A vote in the U.S. Senate on legislation to codify same-sex marriage, following a surprise bipartisan approval in the U.S. House, now appears on track for consideration in September after lawmakers return from summer recess.
Questions emerged on when the Senate would take up the Respect for Marriage Act, which was advanced amid fears the U.S. Supreme Court would act to rescind same-sex marriage next after the decision overturning Roe v. Wade, after the House voted 267-157 in favor of the bill. Among the “yes” votes were 47 Republicans, a full one-fourth of the caucus, which triggered momentum for a Senate vote on the legislation.
Sen. Tammy Baldwin (D-Wis.), a lesbian, has been credited with taking the lead on the legislation. She said over the weekend on PBS Wisconsin the vote would likely be put off until September when lawmakers return from recess, and anticipated 10 Republicans may vote to join Democrats in ending a filibuster to advance the measure.
“There are five Republicans who have publicly stated that they will support the Respect for Marriage Act, and I have spoken with an additional — well, additional many, but five additional members have indicated they are leaning in support, but I think because of how crowded the calendar is for next week, which is our last week before the August recess, and in light of the fact that we can’t have any absences, we need everybody there, and we have a few members with COVID, this is probably going to be a vote that occurs, what I would hope would be early September,” Baldwin said.
Senate Majority Leader Charles Schumer (D-N.Y.) has expressed interest in bringing the legislation to the Senate floor, but an effort to push for a vote in the Senate last week was dropped as two senators — Lisa Murkowski (R-Alaska) and Joe Manchin (D-W.Va.) — were out with COVID and another, Sen. Patrick Leahy (D-Vt.), was recovering from a broken hip after a fall. Much of the oxygen in Congress is also now absorbed by the spending deal Schumer reached with Manchin, which provides for nearly $370 billion in climate investments.
David Stacy, government affairs director for the Human Rights Campaign, echoed in a statement to the Washington Blade the optimism about the bill and expectation the vote would be held in September.

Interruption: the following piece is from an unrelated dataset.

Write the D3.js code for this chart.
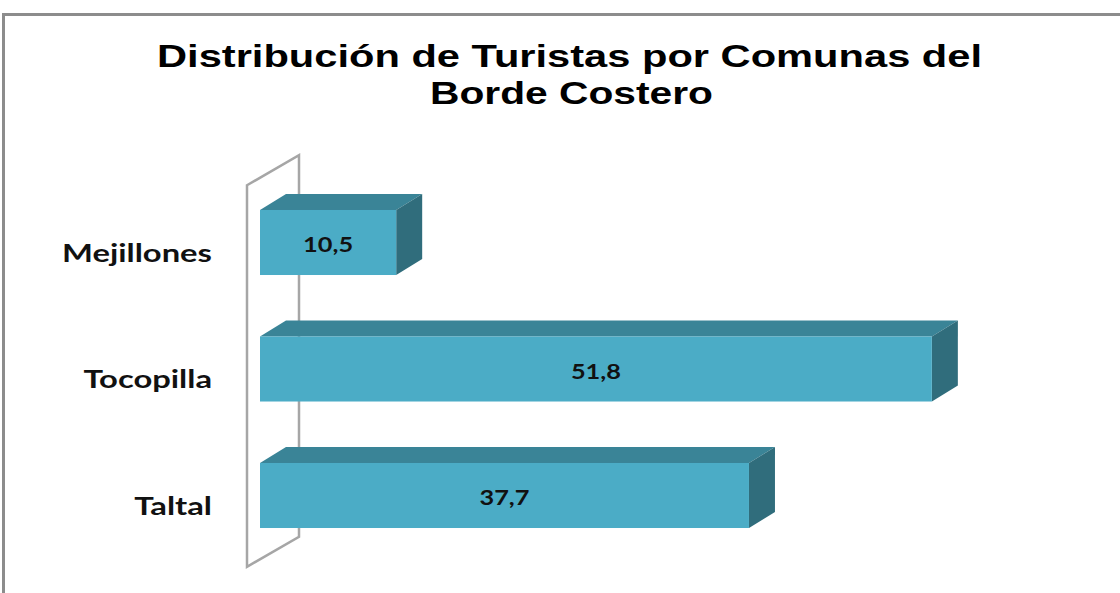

“Given the exceptionally strong, bipartisan House vote and extensive conversations with and among senators from both parties, we agree with Sen. Baldwin’s public statements that there is a realistic, viable path to secure the 60 votes needed in the U.S. Senate to ensure passage this year, likely after the August recess,” Stacy said. “The U.S. Senate should have a vote on the legislation at the earliest opportunity.”